Water filtration reduces iron buildup in barns

This on-farm system has helped minimize maintenance issues in hog facilities for many years.

The small, white pole building near Wally Linneweber’s hog barns looks innocent enough from the outside. Your first guess is that it’s a storage building or maybe a small shop. You won’t be prepared for what you see inside.

Open the door and walk in. To your left is a large, contained water enclosure, taking up most of the building. You look over the edge of the sidewalls and see pipes spewing water out the top. OK, Wally, what is this?

“Our water has lots of iron, and we use this system to filter it out,” says Linneweber, Vincennes, Ind. “We built it several years ago, and it works very well.”

So how does it work? Basically, the enclosure contains several feet of different materials, including sand, that filter water coming from the well. Water is pumped through the pipes and spews across the filtration bed. Once filtered, water leaves the bed and collects in an underground storage area beneath the rest of the building. From there it is pumped to hog confinement barns around the farm.

Linneweber has several confinement barns, and he just erected a new wean-to-finish building for contract-feeding 4,400 pigs at a time. Take a virtual tour of the new building on this website tomorrow.

TROUBLE-FREE WATER: Wally Linneweber wants water coming into this new wean-to-finish confinement building to be as low in iron as possible to prevent problems with rust buildup over time.

Why filter water?
“See how clear water in the tank is after it has been filtered?” Linneweber asks, opening the lid. “We have far less problems with drinkers and waterers in our buildings when there is less iron in the water.”
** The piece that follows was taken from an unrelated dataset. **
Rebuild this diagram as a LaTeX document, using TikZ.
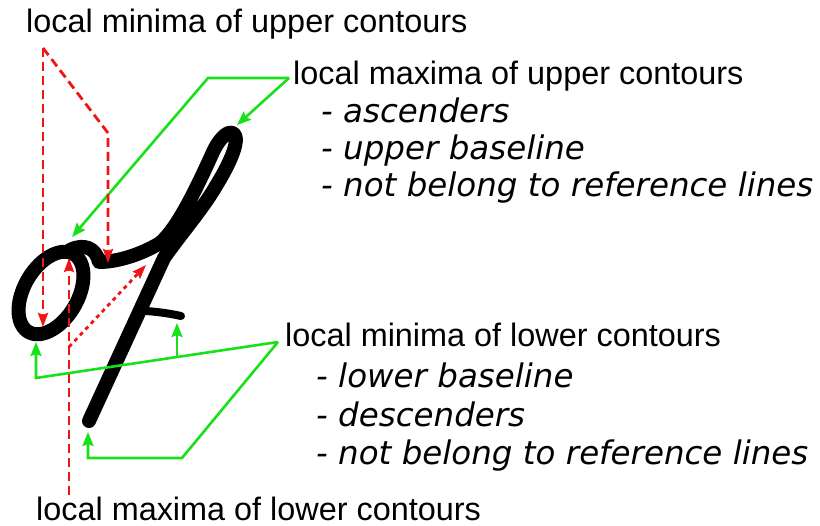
\documentclass[tikz,border=0pt]{standalone}
\usepackage{fontspec}
\setmainfont{Liberation Sans}
\newfontfamily\dejavu{DejaVu Sans}
\usetikzlibrary{arrows.meta,calc}
\definecolor{gr}{RGB}{25,225,25}
\definecolor{rd}{RGB}{240,20,20}
\begin{document}
\begin{tikzpicture}[x=1pt,y=-1pt,
  lbl/.style={inner sep=0pt, anchor=base west, font=\fontsize{32.4}{38}\selectfont},
  itm/.style={inner sep=0pt, anchor=base west, font=\dejavu\itshape\fontsize{32.5}{38}\selectfont},
  grn/.style={draw=gr, line width=2.6pt, line join=miter, -{Stealth[length=14pt,width=11pt,inset=2pt]}},
  redd/.style={draw=rd, line width=2.8pt, dash pattern=on 9pt off 5pt, -{Stealth[length=14pt,width=10pt,inset=2pt]}},
  redo/.style={draw=rd, line width=2.8pt, dash pattern=on 4pt off 4pt, -{Stealth[length=14pt,width=10pt,inset=2pt]}},
  ink/.style={draw=black, line width=14pt, line cap=round, line join=round}]
\useasboundingbox (0,0) rectangle (820,526);
% handwriting "of"
\draw[ink] plot[variable=\t, domain=0:360, samples=73, smooth]
  ({51 + 45*cos(\t)*0.5 + 27*sin(\t)*0.866}, {293 - 45*cos(\t)*0.866 + 27*sin(\t)*0.5});
\draw[ink] (70,250) .. controls (84,243) and (96,248) .. (99,262)
  .. controls (118,262) and (142,254) .. (160,243)
  .. controls (178,228) and (198,185) .. (213,152)
  .. controls (220,137) and (230,128) .. (235,135)
  .. controls (239,143) and (229,165) .. (216,186)
  .. controls (202,210) and (180,235) .. (164,258)
  -- (89,421);
\draw[ink, line width=8pt] (146,311) .. controls (160,312) and (172,314) .. (181,316);
% labels
\node[lbl] (tminU) at (26,33) {local minima of upper contours};
\node[lbl] (tmaxU) at (293,85) {local maxima of upper contours};
\node[itm] (u1) at (321,123) {- ascenders};
\node[itm] (u2) at (321,160) {- upper baseline};
\node[itm] (u3) at (321,197) {- not belong to reference lines};
\node[lbl] (tminL) at (285,347) {local minima of lower contours};
\node[itm] (l1) at (316,388) {- lower baseline};
\node[itm] (l2) at (316,427) {- descenders};
\node[itm] (l3) at (316,465) {- not belong to reference lines};
\node[lbl] (tmaxL) at (36,521) {local maxima of lower contours};
% coordinates
\coordinate (gs1) at ($(tmaxU.base west)+(-4,-7)$);
\coordinate (g1) at (208,78);
\coordinate (g1t) at (72,237);
\coordinate (g2t) at (237,125);
\coordinate (gs2) at ($(tminL.base west)+(-7,-5)$);
\coordinate (g3) at (36,378);
\coordinate (g3t) at (36,342);
\coordinate (g4) at (177,357);
\coordinate (g4t) at (177,323);
\coordinate (g5) at (182,458);
\coordinate (g6) at (88,458);
\coordinate (g6t) at (88,432);
\coordinate (rA) at ($(tminU.base west)+(17,15)$);
\coordinate (r1t) at (43,327);
\coordinate (r2) at (108,133);
\coordinate (r2t) at (108,263);
\coordinate (rB) at ($(tmaxL.base west)+(33,-26)$);
\coordinate (r3t) at (69,258);
\coordinate (r4) at (69,347);
\coordinate (r4t) at (146,265);
% green connectors
\draw[grn] (gs1) -- (g1) -- (g1t);
\draw[grn] (gs1) -- (g2t);
\draw[grn] (gs2) -- (g3) -- (g3t);
\draw[grn] (g4) -- (g4t);
\draw[grn] (gs2) -- (g5) -- (g6) -- (g6t);
% red connectors
\draw[redd] (rA) -- (r1t);
\draw[redd] (rA) -- (r2) -- (r2t);
\draw[redd] (rB) -- (r3t);
\draw[redo] (r4) -- (r4t);
\end{tikzpicture}
\end{document}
It’s not just savings in maintenance costs and time that has convinced Linneweber that this system was a good investment. “When water nipples plug with rust and don’t work right, we get leaks,” he explains. “That results in more water in the pit. We haul out a lot more water than necessary. We want to haul manure from the pits, not excess water.

“This building has been a great investment. It really makes a difference.”  

LESS IRON: Water that has filtered through the filtration bed collects in this tank to be pumped to hog buildings on Linneweber’s farm.